Amazon’s facial recognition software performs worse on women, particularly darker skinned women.
The MIT Media Lab published a study in January 2019 that Amazon’s facial recognition software is very good at identifying white males and much worse at identifying women, particularly dark-skinned women. This software is used by law enforcement and so the ramifications of a wrong facial recognition here could be enormous. Microsoft is actually calling for facial recognition technology to be regulated in order to avoid bias in facial recognition software.
When algorithms of the most powerful companies in the world are biased, it’s an enormous social problem. To make an impact, we have to solve the root of the problem — how do we create less biased structured data which will, in turn, lead to less biased algorithms? To solve the root cause of biased models, we have to go back to the data labeling step and figure out how to make the labeled data less biased.
We need to build better tools for data labeling to help monitor and prevent bias in ML models. A key way to build less biased labeled data, which in turn will lead to less bias in models, is to create tools to monitor the labeled data, test it for bias, and make tweaks to the data accordingly. We need a system of record for data, along with quality assurance tools for the data.
Meet Labelbox
Labelbox provides a collaborative, extensible platform, to create and manage training data at scale. Labelbox supports quality assurance of model predictions that can be used to reduce bias. Labelbox is training data software for building machine learning systems. Labelbox supports machine learning by facilitating the 80% of time that is spent creating and managing training data. Every human is biased so it’s hard to stop it at the point of labeling. Quality assurance systems offer a way to systematically identify and correct for bias.
Labelbox is a system of record for organization-wide training data. Labelbox stores and tracks all data in one centralized place where it can be audited for bias in bulk, across organizations and teams. This data can be audited for bias and Labelbox can support quality assurance on a model’s predictions, in order to train it in a way that reduces its bias.
If society does decide to regulate machine learning algorithms we will need a system of record for the data used to develop such algorithms which can be audited and reviewed for bias.
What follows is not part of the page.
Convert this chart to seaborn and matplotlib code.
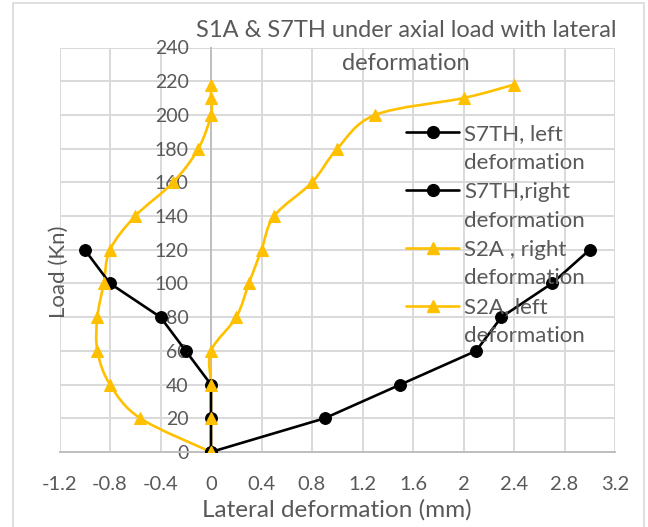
import numpy as np
import pandas as pd
import matplotlib
matplotlib.use("Agg")
import matplotlib.pyplot as plt
import seaborn as sns
from matplotlib.path import Path
from matplotlib.patches import PathPatch, Rectangle
from matplotlib.lines import Line2D

# Load steps (kN) and lateral deformation readings (mm)
s7th_load = [0, 20, 40, 60, 80, 100, 120]
s7th_left = [0, 0, 0, -0.2, -0.4, -0.8, -1.0]
s7th_right = [0, 0.9, 1.5, 2.1, 2.3, 2.7, 3.0]

s2a_load = [0, 20, 40, 60, 80, 100, 120, 140, 160, 180, 200, 210, 218]
s2a_right = [0, 0, 0, 0, 0.2, 0.3, 0.4, 0.5, 0.8, 1.0, 1.3, 2.0, 2.4]
s2a_left = [0, -0.56, -0.8, -0.9, -0.9, -0.85, -0.8, -0.6, -0.3, -0.1, 0, 0, 0]

x_ticks = [-1.2, -0.8, -0.4, 0, 0.4, 0.8, 1.2, 1.6, 2.0, 2.4, 2.8, 3.2]
x_labels = ["-1.2", "-0.8", "-0.4", "0", "0.4", "0.8", "1.2", "1.6", "2", "2.4", "2.8", "3.2"]
y_ticks = list(range(0, 241, 20))

labels = ["S7TH, left\ndeformation", "S7TH,right\ndeformation",
          "S2A , right\ndeformation", "S2A, left\ndeformation"]

BLACK = "#000000"
GOLD = "#FFC000"
TEXT = "#595959"
GRID = "#D9D9D9"
FONT = ["Lato", "DejaVu Sans"]

sns.set_theme(style="white")
plt.rcParams["font.family"] = FONT

W, H = 648, 527
fig = plt.figure(figsize=(W / 100, H / 100), dpi=100)

# chart border
fig.add_artist(Rectangle((13 / W, -0.05), (644 - 13) / W, 1.05 - 3 / H,
                         transform=fig.transFigure, fill=False,
                         edgecolor="#D9D9D9", linewidth=1.2))

left, right, top, bottom = 59.5, 615, 47.5, 452
ax = fig.add_axes([left / W, 1 - bottom / H, (right - left) / W, (bottom - top) / H])


def smooth_path(xs, ys):
    """Catmull-Rom style smoothed path through the points, as cubic Beziers."""
    pts = np.column_stack([xs, ys]).astype(float)
    n = len(pts)
    verts = [pts[0]]
    codes = [Path.MOVETO]
    for i in range(n - 1):
        p0 = pts[i - 1] if i > 0 else pts[i]
        p1 = pts[i]
        p2 = pts[i + 1]
        p3 = pts[i + 2] if i + 2 < n else pts[i + 1]
        c1 = p1 + (p2 - p0) / 6.0
        c2 = p2 - (p3 - p1) / 6.0
        verts += [c1, c2, p2]
        codes += [Path.CURVE4] * 3
    return Path(verts, codes)


lw = 1.9
ms = 8.5
# S7TH series: straight segments with circle markers
for xs in (s7th_left, s7th_right):
    df = pd.DataFrame({"x": xs, "y": s7th_load})
    sns.lineplot(data=df, x="x", y="y", sort=False, estimator=None, ax=ax,
                 color=BLACK, linewidth=lw, marker="o", markersize=ms,
                 markeredgecolor=BLACK, zorder=4)

# S2A series: smoothed lines with triangle markers
for xs in (s2a_right, s2a_left):
    ax.add_patch(PathPatch(smooth_path(xs, s2a_load), fill=False,
                           edgecolor=GOLD, linewidth=lw, zorder=3))
    df = pd.DataFrame({"x": xs, "y": s2a_load})
    sns.lineplot(data=df, x="x", y="y", sort=False, estimator=None, ax=ax,
                 color=GOLD, linestyle="none", marker="^", markersize=ms,
                 markeredgecolor=GOLD, zorder=5)

ax.set_xlim(-1.2, 3.2)
ax.set_ylim(0, 240)
ax.set_xticks(x_ticks)
ax.set_xticklabels(x_labels)
ax.set_yticks(y_ticks)
ax.set_xlabel("")
ax.set_ylabel("")

ax.grid(True, color=GRID, linewidth=1.4)
ax.set_axisbelow(True)
for side in ("top", "right"):
    ax.spines[side].set_visible(False)
ax.spines["left"].set_position(("data", 0))
ax.spines["left"].set_color("#BFBFBF")
ax.spines["left"].set_linewidth(1.4)
ax.spines["bottom"].set_color("#BFBFBF")
ax.spines["bottom"].set_linewidth(1.4)
ax.spines["left"].set_zorder(1)

ax.tick_params(axis="x", length=0, pad=17, labelsize=14.5, labelcolor=TEXT)
ax.tick_params(axis="y", length=0, pad=16, labelsize=14, labelcolor=TEXT)

# legend: each entry label spans two rows, marker beside the first row
handles = [
    Line2D([], [], color=BLACK, linewidth=lw, marker="o", markersize=ms),
    Line2D([], [], linestyle="none"),
    Line2D([], [], color=BLACK, linewidth=lw, marker="o", markersize=ms),
    Line2D([], [], linestyle="none"),
    Line2D([], [], color=GOLD, linewidth=lw, marker="^", markersize=ms),
    Line2D([], [], linestyle="none"),
    Line2D([], [], color=GOLD, linewidth=lw, marker="^", markersize=ms),
    Line2D([], [], linestyle="none"),
]
leg_labels = []
for lab in labels:
    leg_labels += lab.split("\n")
leg = ax.legend(handles, leg_labels, loc="upper left",
                bbox_to_anchor=(406 / W, 1 - 124 / H), bbox_transform=fig.transFigure,
                frameon=False, fontsize=16, handlelength=2.4, handletextpad=0.22,
                labelspacing=0.40, borderpad=0, borderaxespad=0)
for t in leg.get_texts():
    t.set_color(TEXT)

fig.text(406 / W, 1 - 47 / H,
         "S1A & S7TH under axial load with lateral\ndeformation",
         ha="center", va="center", fontsize=17, color=TEXT, linespacing=1.75)
fig.text(337 / W, 1 - 510 / H, "Lateral deformation (mm)",
         ha="center", va="center", fontsize=17.5, color=TEXT)
fig.text(59 / W, 1 - 272 / H, "Load (Kn)", rotation=90,
         ha="center", va="center", fontsize=16, color=TEXT)

fig.savefig("out.png", dpi=100)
Labelbox provides such a system of record.
Data has never been more valuable — let’s ensure that data is being used to create a better world.
Why do biased data and biased algorithms matter so much? Data is the oil of the future — it’s a key piece of developing enterprise value in the 21st century. Access to more data and faster computer processing power is enabling ML applications in a way that has never before been possible. That data needs to be labeled and if we label it in a way that identifies and corrects for bias, the algorithms we create using that data can lead to a better, more just world.
Build Systems to Monitor AI Development
As a society, we need to develop systems and tools to monitor the development of AI and to limit bias in the systems that we build using machine learning. As data and ML algorithms play a bigger and bigger role in society, we need to develop systems and tools to monitor the algorithms that data is used to create. We need to make sure that our ethics is reflected in our algorithms, as they will play a key role in organizing our world.
To sum up, our default world is biased. If we can solve the problem of bias in the underlying training data, we have the opportunity to use ML to create a more just society.